Rene Morkos: I think we are living through the most exciting period in construction history over the last two millennia, and it started happening in 2017-18. I believe that machines and technology have reached a point where they can represent the things we need to represent and crunch the problems we need to solve. If you look at companies like Bridgit, ALICE, Versatile Natures, Doxil, and Canvas, more and more of the construction universe is digitizing. As more of it gets digitized, more digitalization can be built on top of it. And I think that’s a great thing, a great day for everybody.

         I believe that there’s a new ecosystem that is coming at us in this field. That new ecosystem will be decided by 30-50 companies today that know what they’re doing. Those 30-50 companies are general contractors, designers, software companies, etc. I believe the fundamental value proposition of general contractors is starting to change slightly. Because I think that the GC’s future success will be based on the ability of the general contractor to identify, evaluate, and assimilate new technology. One of the questions I’m often asked is, “Well, why does a company like ALICE or Bridgit exist?” The answer is that our companies represent an outsourced R&D department of these larger GCs. That’s what we are.

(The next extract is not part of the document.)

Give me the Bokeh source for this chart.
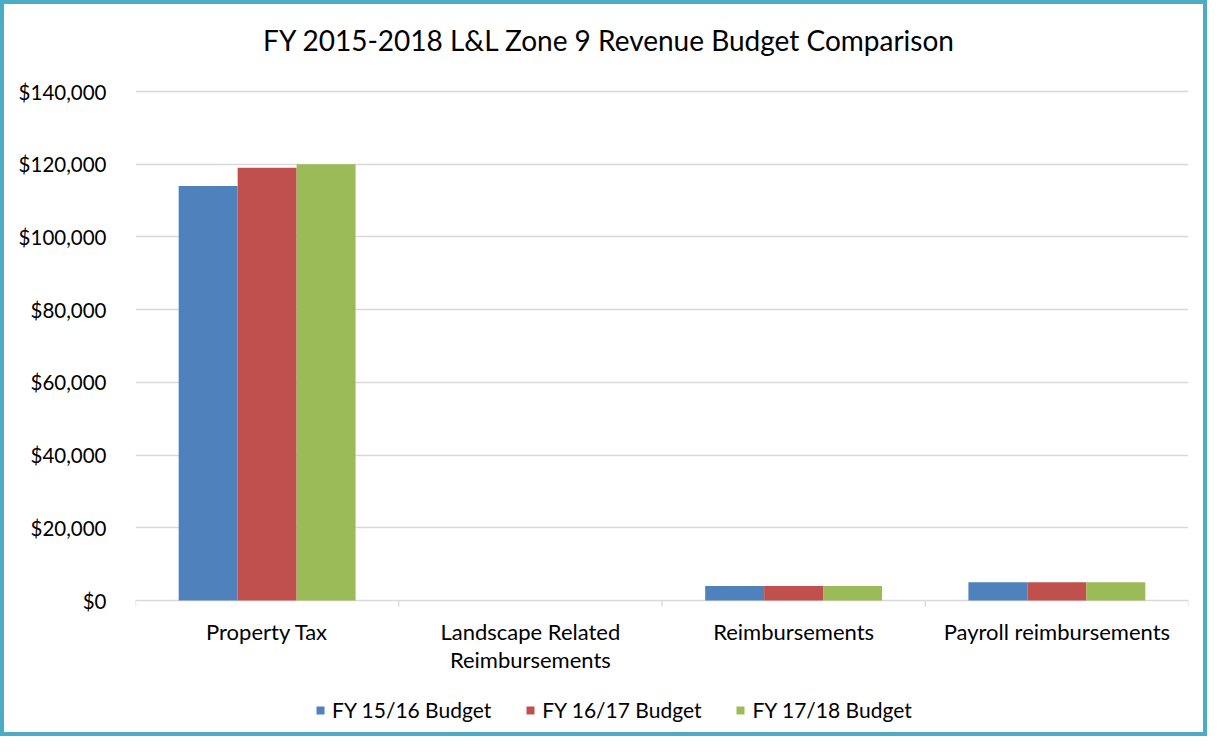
from bokeh.plotting import figure
from bokeh.models import (ColumnDataSource, Range1d, FixedTicker, NumeralTickFormatter,
                          Legend, LegendItem, Label)
from bokeh.core.properties import value
from bokeh.embed import file_html
from bokeh.resources import INLINE

# ---- data ----
categories = ["Property Tax", "Landscape Related\nReimbursements", "Reimbursements", "Payroll reimbursements"]
series = ["FY 15/16 Budget", "FY 16/17 Budget", "FY 17/18 Budget"]
fy1516 = [114000, 0, 4000, 5000]
fy1617 = [119000, 0, 4000, 5000]
fy1718 = [120000, 0, 4000, 5000]
y_ticks = [0, 20000, 40000, 60000, 80000, 100000, 120000, 140000]
title_text = "FY 2015-2018 L&L Zone 9 Revenue Budget Comparison"

colors = ["#4F81BD", "#C0504D", "#9BBB59"]
GRID = "#d9d9d9"
FONT = "Lato"
n = len(categories)
centers = [i + 0.5 for i in range(n)]
bounds = list(range(n + 1))
bw = 0.224

# ---- layout (pixels inside the canvas) ----
W, H = 1207, 736
BORDER = 4
canvas_h = H
top_px, bot_px = 87, 596          # where the top tick and zero line sit
upp = y_ticks[-1] / (bot_px - top_px)   # data units per pixel
y_start = -(canvas_h - bot_px) * upp
y_end = y_ticks[-1] + top_px * upp

p = figure(x_range=Range1d(0, n), y_range=Range1d(y_start, y_end),
           width=W, height=H, output_backend="svg", toolbar_location=None,
           x_axis_location=None, title=None,
           min_border_left=131, min_border_right=23, min_border_top=0, min_border_bottom=0)
p.styles = {"border": f"{BORDER}px solid #4BACC6", "box-sizing": "border-box"}
p.outline_line_color = None
p.background_fill_color = "white"
p.border_fill_color = "white"

# y axis
ya = p.yaxis[0]
ya.ticker = FixedTicker(ticks=y_ticks)
ya.formatter = NumeralTickFormatter(format="$0,0")
ya.axis_line_color = None
ya.major_tick_line_color = None
ya.minor_tick_line_color = None
ya.major_label_text_font = FONT
ya.major_label_text_font_size = "20.5px"
ya.major_label_text_color = "#000000"
ya.major_label_standoff = 23
for g in p.grid:
    if g.dimension == 0:
        g.visible = False
    else:
        g.grid_line_color = GRID
        g.grid_line_width = 1.3
        g.ticker = FixedTicker(ticks=y_ticks)

# category boundary ticks below the zero line
p.segment(x0=bounds, y0=[0] * len(bounds), x1=bounds, y1=[-6 * upp] * len(bounds),
          line_color=GRID, line_width=1.3)

# category labels
p.text(x=centers, y=[0] * n, text=categories, y_offset=17,
       text_align="center", text_baseline="top", text_line_height=1.06,
       text_font=value(FONT), text_font_size="22px", text_color="#000000")

renderers = []
for k, vals in enumerate([fy1516, fy1617, fy1718]):
    xs = [c + (k - 1) * bw for c in centers]
    src = ColumnDataSource(dict(x=xs, top=vals))
    r = p.vbar(x="x", top="top", width=bw, source=src, fill_color=colors[k], line_color=None)
    renderers.append(r)

legend = Legend(items=[LegendItem(label=series[i], renderers=[renderers[i]]) for i in range(3)],
                orientation="horizontal", location=(180, 18),
                padding=0, margin=0, spacing=34, label_standoff=7,
                glyph_width=10, glyph_height=10,
                label_text_font=FONT, label_text_font_size="21px", label_text_color="#000000",
                border_line_color=None, background_fill_alpha=0)
p.add_layout(legend, "center")

title = Label(x=474, y=canvas_h - 35, x_units="screen", y_units="screen", text=title_text,
              text_align="center", text_baseline="middle",
              text_font=FONT, text_font_size="28px", text_color="#000000")
p.add_layout(title)

open("out.html", "w").write(file_html(p, INLINE))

         The game’s name has started to become: how do you leverage these outsourced R&D departments? And the way to do that is you’ve got to be clear about, okay, well, if I take these two or three solutions and put them together, how will it fit? How will they interact and play nice with each other? how will they play nice with my existing ERP system?

         Another thing that I think will start is understanding how to compare group options. If we can generate 30 different building methods, how do I compare these 30 versus those 30? Those are the two big ideas. One is data analytics – understanding how all these complex variables interact and being able to visualize it in a way that makes you understand which are the critical variables. The other is, how do you start comparing groups of options to groups of options versus comparing one to another? Those are two areas in which I see construction data and analytics evolving.